Angola’s state oil firm Sonangol has secured a $2.65 billion international financing package. A spokesperson confirmed that the capital will fund critical operational expenditure and strategic upstream capital investments.
The African Export-Import Bank (Afreximbank) structured the primary $1.75 billion syndicated receivables-backed facility. This major component was finalized alongside a syndicate of foreign commercial lenders, including French banking giant Societe Generale.
Concurrently, Sonangol raised an additional $750 million via its debut international Eurobond private placement. Standard Chartered Bank acted as the sole arranger and bookrunner for the landmark transaction, expanding the energy firm’s capital pool.
The remaining $150 million of the multi-billion-dollar injection represents supplementary credit lines and wrapped debt-servicing allocations. This combined balance sheet cleanup provides crucial liquidity for Sonangol’s shifting corporate structure.

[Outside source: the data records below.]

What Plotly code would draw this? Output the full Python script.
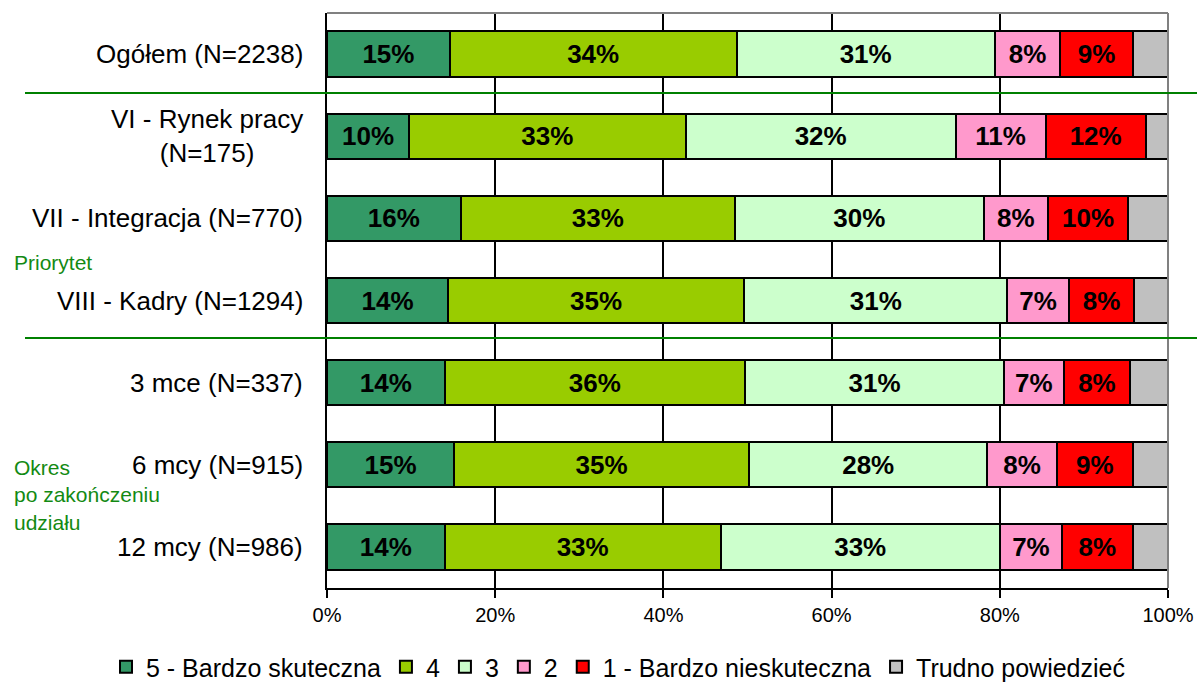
import plotly.graph_objects as go

categories = ["Ogółem (N=2238)", "VI - Rynek pracy<br>(N=175)", "VII - Integracja (N=770)",
              "VIII - Kadry (N=1294)", "3 mce (N=337)", "6 mcy (N=915)", "12 mcy (N=986)"]
series_names = ["5 - Bardzo skuteczna", "4", "3", "2", "1 - Bardzo nieskuteczna", "Trudno powiedzieć"]
v5 = [14.6, 9.75, 15.9, 14.4, 14.0, 15.1, 14.0]
v4 = [34.1, 32.9, 32.6, 35.2, 35.7, 35.1, 32.8]
v3 = [30.7, 32.1, 29.6, 31.3, 30.8, 28.3, 33.2]
v2 = [7.8, 10.7, 7.6, 7.3, 7.1, 8.3, 7.4]
v1 = [8.6, 11.9, 9.6, 7.8, 7.9, 9.0, 8.4]
vt = [4.2, 2.65, 4.7, 4.0, 4.5, 4.2, 4.2]
series_values = [v5, v4, v3, v2, v1, vt]
colors = ["#339966", "#99CC00", "#CCFFCC", "#FF99CC", "#FF0000", "#C0C0C0"]
x_tickvals = [0, 20, 40, 60, 80, 100]
x_ticktext = ["0%", "20%", "40%", "60%", "80%", "100%"]

FONT = "Arial, Liberation Sans, sans-serif"

fig = go.Figure()
for i, (name, vals, col) in enumerate(zip(series_names, series_values, colors)):
    labeled = i < 5
    fig.add_trace(go.Bar(
        y=categories, x=vals, name=name, orientation="h",
        marker=dict(color=col, line=dict(color="#000000", width=2)),
        texttemplate="%{x:.0f}%" if labeled else "",
        textposition="inside" if labeled else "none",
        insidetextanchor="middle",
        textfont=dict(family=FONT, size=26, color="black", weight="bold"),
        constraintext="none",
        hoverinfo="skip",
    ))

L, R, T, B = 327, 29, 13, 103
W, H = 1197, 691
pw = W - L - R
ph = H - T - B

fig.update_layout(
    width=W, height=H, barmode="stack", bargap=0.45,
    margin=dict(l=L, r=R, t=T, b=B, autoexpand=False),
    plot_bgcolor="white", paper_bgcolor="white",
    font=dict(family=FONT, color="black"),
    legend=dict(orientation="h", xref="paper", yref="paper",
                x=(106 - L) / pw, xanchor="left",
                y=(ph + T - 690) / ph, yanchor="bottom",
                font=dict(size=25, family=FONT, color="black"), traceorder="normal",
                itemwidth=30, bgcolor="rgba(0,0,0,0)", borderwidth=0),
    showlegend=True,
    xaxis=dict(range=[0, 100], tickmode="array", tickvals=x_tickvals, ticktext=x_ticktext,
               showgrid=True, gridcolor="black", gridwidth=2,
               showline=True, linecolor="black", linewidth=2,
               ticks="outside", ticklen=8, tickwidth=2, tickcolor="black",
               tickfont=dict(size=20, family=FONT, color="black"),
               zeroline=False, fixedrange=True, automargin=False),
    yaxis=dict(autorange="reversed", showticklabels=False, showgrid=False,
               showline=True, linecolor="black", linewidth=2, ticks="",
               fixedrange=True, automargin=False),
)

# category labels placed via the y axis scale
for c in categories:
    fig.add_annotation(x=0, xref="paper", y=c, yref="y", text=c, showarrow=False,
                       xanchor="right", xshift=-22, align="center",
                       font=dict(size=26, family=FONT, color="black"))

# grey top/right frame
fig.add_shape(type="line", xref="paper", yref="paper", x0=0, x1=1, y0=1, y1=1,
              line=dict(color="#808080", width=2))
fig.add_shape(type="line", xref="paper", yref="paper", x0=1, x1=1, y0=0, y1=1,
              line=dict(color="#808080", width=2))

# green group dividers
for py in [93, 338]:
    yp = (ph + T - py) / ph
    fig.add_shape(type="line", xref="paper", yref="paper",
                  x0=(25 - L) / pw, x1=(W - L) / pw, y0=yp, y1=yp,
                  line=dict(color="#008000", width=2))

green = "#138a13"
fig.add_annotation(x=(12 - L) / pw, xref="paper", y=(ph + T - 262) / ph, yref="paper",
                   text="Priorytet", showarrow=False, xanchor="left", yanchor="middle",
                   font=dict(size=21, family=FONT, color=green))
fig.add_annotation(x=(12 - L) / pw, xref="paper", y=(ph + T - 495) / ph, yref="paper",
                   text="Okres<br>po zakończeniu<br>udziału", showarrow=False,
                   xanchor="left", yanchor="middle", align="left",
                   font=dict(size=21, family=FONT, color=green))

fig.write_html("out.html", config={"displayModeBar": False},
               post_script="document.body.style.margin='0';")
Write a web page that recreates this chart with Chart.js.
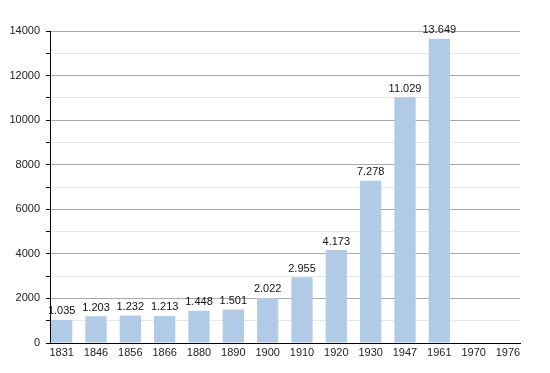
<!DOCTYPE html>
<html>
<head>
<meta charset="utf-8">
<script src="https://cdn.jsdelivr.net/npm/chart.js@4"></script>
<style>
  html, body { margin: 0; padding: 0; background: #fff; }
  #wrap { width: 550px; height: 373px; }
</style>
</head>
<body>
<div id="wrap"><canvas id="popChart"></canvas></div>
<script>
const years = ["1831", "1846", "1856", "1866", "1880", "1890", "1900", "1910", "1920", "1930", "1947", "1961", "1970", "1976"];
const population = [1035, 1203, 1232, 1213, 1448, 1501, 2022, 2955, 4173, 7278, 11029, 13649, null, null];
const yTicks = [0, 2000, 4000, 6000, 8000, 10000, 12000, 14000];

const withDots = v => String(v).replace(/\B(?=(\d{3})+(?!\d))/g, ".");

const barLabels = {
    id: "barLabels",
    afterDatasetsDraw(chart) {
        const ctx = chart.ctx;
        const meta = chart.getDatasetMeta(0);
        ctx.save();
        ctx.font = "11px 'Liberation Sans', Arial, sans-serif";
        ctx.fillStyle = "#111";
        ctx.textAlign = "center";
        ctx.textBaseline = "bottom";
        meta.data.forEach((bar, i) => {
            const v = population[i];
            if (v == null) return;
            ctx.fillText(withDots(v), bar.x, bar.y - 3);
        });
        ctx.restore();
    }
};

const popData = {
    datasets: [
        {
            label: "Population",
            data: population.map((v, i) => ({ x: i, y: v })),
            backgroundColor: "#b1cbe7",
            borderWidth: 0,
            barPercentage: 0.62,
            categoryPercentage: 1,
        },
    ],
};

const popConfig = {
    type: "bar",
    data: popData,
    plugins: [barLabels],
    options: {
        responsive: true,
        maintainAspectRatio: false,
        animation: false,
        layout: { padding: { left: 0, right: 30, top: 31, bottom: 0 } },
        plugins: {
            legend: { display: false },
            tooltip: { enabled: false },
        },
        scales: {
            x: {
                type: "linear",
                min: -0.34,
                max: 13.35,
                offset: false,
                afterBuildTicks: s => { s.ticks = years.map((y, i) => ({ value: i })); },
                afterFit: s => { s.height = 30; },
                ticks: {
                    autoSkip: false,
                    maxRotation: 0,
                    padding: 3,
                    color: "#222",
                    font: { size: 11, family: "'Liberation Sans', Arial, sans-serif" },
                    callback: v => years[v] ?? "",
                },
                grid: { display: false, drawTicks: false, tickLength: 0 },
                border: { display: true, color: "#000", width: 1 },
            },
            y: {
                min: 0,
                max: 14000,
                afterFit: s => { s.width = 50; },
                ticks: {
                    stepSize: 1000,
                    padding: 6,
                    color: "#222",
                    font: { size: 11, family: "'Liberation Sans', Arial, sans-serif" },
                    callback: v => yTicks.includes(v) ? String(v) : "",
                },
                grid: {
                    color: ctx => (ctx.tick && ctx.tick.value % 2000 === 0) ? "#aaaaaa" : "#e8e8e8",
                    tickColor: "#000",
                    tickLength: 4,
                    drawTicks: true,
                },
                border: { display: true, color: "#000", width: 1 },
            },
        },
    },
};

const popChart = new Chart(
    document.getElementById("popChart"),
    popConfig);
</script>
</body>
</html>
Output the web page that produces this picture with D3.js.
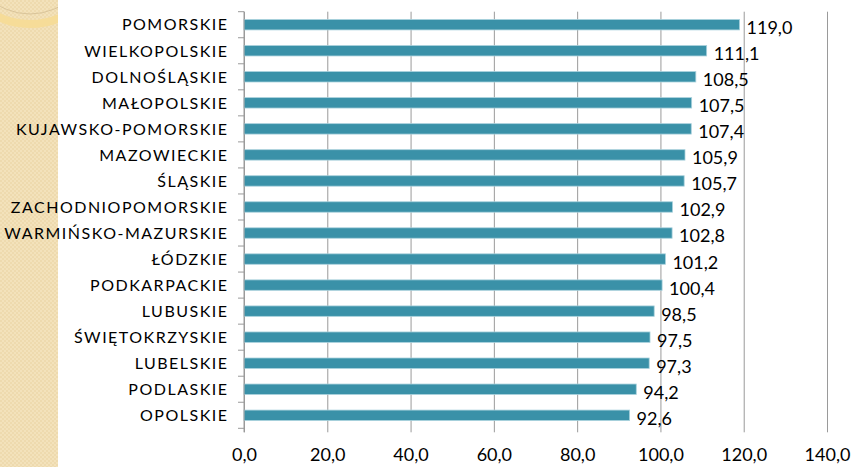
<!DOCTYPE html>
<html>
<head>
<meta charset="utf-8">
<script src="https://cdn.jsdelivr.net/npm/d3@7"></script>
<style>
  html, body { margin: 0; padding: 0; background: #ffffff; }
  svg { display: block; }
</style>
</head>
<body>
<svg id="chart" width="852" height="467"></svg>
<script>
// Voivodeships, top to bottom, with their index values
const regions = [
  "POMORSKIE", "WIELKOPOLSKIE", "DOLNOŚLĄSKIE", "MAŁOPOLSKIE",
  "KUJAWSKO-POMORSKIE", "MAZOWIECKIE", "ŚLĄSKIE", "ZACHODNIOPOMORSKIE",
  "WARMIŃSKO-MAZURSKIE", "ŁÓDZKIE", "PODKARPACKIE", "LUBUSKIE",
  "ŚWIĘTOKRZYSKIE", "LUBELSKIE", "PODLASKIE", "OPOLSKIE"
];
const values = [
  119.0, 111.1, 108.5, 107.5, 107.4, 105.9, 105.7, 102.9,
  102.8, 101.2, 100.4, 98.5, 97.5, 97.3, 94.2, 92.6
];
const xTicks = [0, 20, 40, 60, 80, 100, 120, 140];

(function draw() {
  const svg = d3.select("#chart");
  const W = 852, H = 467;
  const fmt = v => d3.format(".1f")(v).replace(".", ",");
  const FONT = "Lato, 'Open Sans', sans-serif";

  // Decorative side strip with a fine checker texture
  const defs = svg.append("defs");
  const pat = defs.append("pattern")
    .attr("id", "checks").attr("width", 4).attr("height", 4)
    .attr("patternUnits", "userSpaceOnUse");
  pat.append("rect").attr("width", 4).attr("height", 4).attr("fill", "#f3e2bb");
  pat.append("rect").attr("width", 2).attr("height", 2).attr("fill", "#eedaae");
  pat.append("rect").attr("x", 2).attr("y", 2).attr("width", 2).attr("height", 2).attr("fill", "#eedaae");
  defs.append("clipPath").attr("id", "stripClip")
    .append("rect").attr("width", 58).attr("height", H);

  const strip = svg.append("g").attr("clip-path", "url(#stripClip)");
  strip.append("rect").attr("width", 58).attr("height", H).attr("fill", "url(#checks)");
  strip.append("circle").attr("cx", 30).attr("cy", -48).attr("r", 72)
    .attr("fill", "none").attr("stroke", "#f6dc98").attr("stroke-width", 8);
  strip.append("circle").attr("cx", 30).attr("cy", -48).attr("r", 62)
    .attr("fill", "none").attr("stroke", "#d9c49a").attr("stroke-width", 1);

  // Plot area
  const pLeft = 244, pRight = 827, pTop = 11.7, pBottom = 428.3;

  const x = d3.scaleLinear().domain([0, 140]).range([pLeft, pRight]);
  const y = d3.scaleBand().domain(regions).range([pTop, pBottom]).padding(0);
  const bw = y.bandwidth();

  // Vertical gridlines with tick labels
  const xAxis = svg.append("g")
    .attr("transform", `translate(0,${pBottom})`)
    .call(d3.axisBottom(x).tickValues(xTicks).tickFormat(fmt)
      .tickSizeInner(-(pBottom - pTop)).tickSizeOuter(0));
  xAxis.select(".domain").remove();
  xAxis.selectAll(".tick line")
    .attr("stroke", "#9a9a9a").attr("stroke-width", 1)
    .attr("y2", -(pBottom - pTop)).attr("y1", 4);
  xAxis.selectAll(".tick text")
    .attr("y", 33).attr("dy", 0)
    .attr("fill", "#000").attr("font-family", FONT)
    .attr("font-size", 18);

  // Bars
  svg.append("g").selectAll("rect")
    .data(values)
    .join("rect")
    .attr("x", x(0))
    .attr("y", (d, i) => y(regions[i]) + bw * 0.3)
    .attr("width", d => x(d) - x(0))
    .attr("height", bw * 0.4)
    .attr("fill", "#3a91a8")
    .attr("stroke", "#a9d1dc")
    .attr("stroke-width", 0.8);

  // Category axis with tick marks on band boundaries
  const yAxis = svg.append("g").attr("transform", `translate(${pLeft},0)`);
  yAxis.append("line")
    .attr("x1", 0).attr("x2", 0).attr("y1", pTop).attr("y2", pBottom + 4)
    .attr("stroke", "#9a9a9a");
  yAxis.selectAll("line.tk")
    .data(d3.range(regions.length + 1))
    .join("line").attr("class", "tk")
    .attr("x1", -6).attr("x2", 0)
    .attr("y1", i => pTop + i * bw).attr("y2", i => pTop + i * bw)
    .attr("stroke", "#9a9a9a");

  svg.append("g").selectAll("text")
    .data(regions)
    .join("text")
    .attr("x", 228.5)
    .attr("y", d => y(d) + bw / 2)
    .attr("dy", "0.36em")
    .attr("text-anchor", "end")
    .attr("font-family", FONT)
    .attr("font-size", 16)
    .attr("letter-spacing", 1.5)
    .attr("fill", "#000")
    .text(d => d);

  // Value labels
  svg.append("g").selectAll("text")
    .data(values)
    .join("text")
    .attr("x", d => x(d) + 7)
    .attr("y", (d, i) => y(regions[i]) + bw / 2 + 3)
    .attr("dy", "0.36em")
    .attr("font-family", FONT)
    .attr("font-size", 18)
    .attr("fill", "#000")
    .text(fmt);
})();
</script>
</body>
</html>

The funding allows Sonangol to aggressively defend its crude oil production floor of one million barrels per day. It directly backs exploration activities, following the recent Algaita-01 oil discovery at Block 15/06.
This capital drive aligns with Angola’s broader push for downstream independence. Sonangol is also currently negotiating a separate $4.8 billion loan from Chinese financial institutions to construct the multi-billion-dollar Lobito Refinery.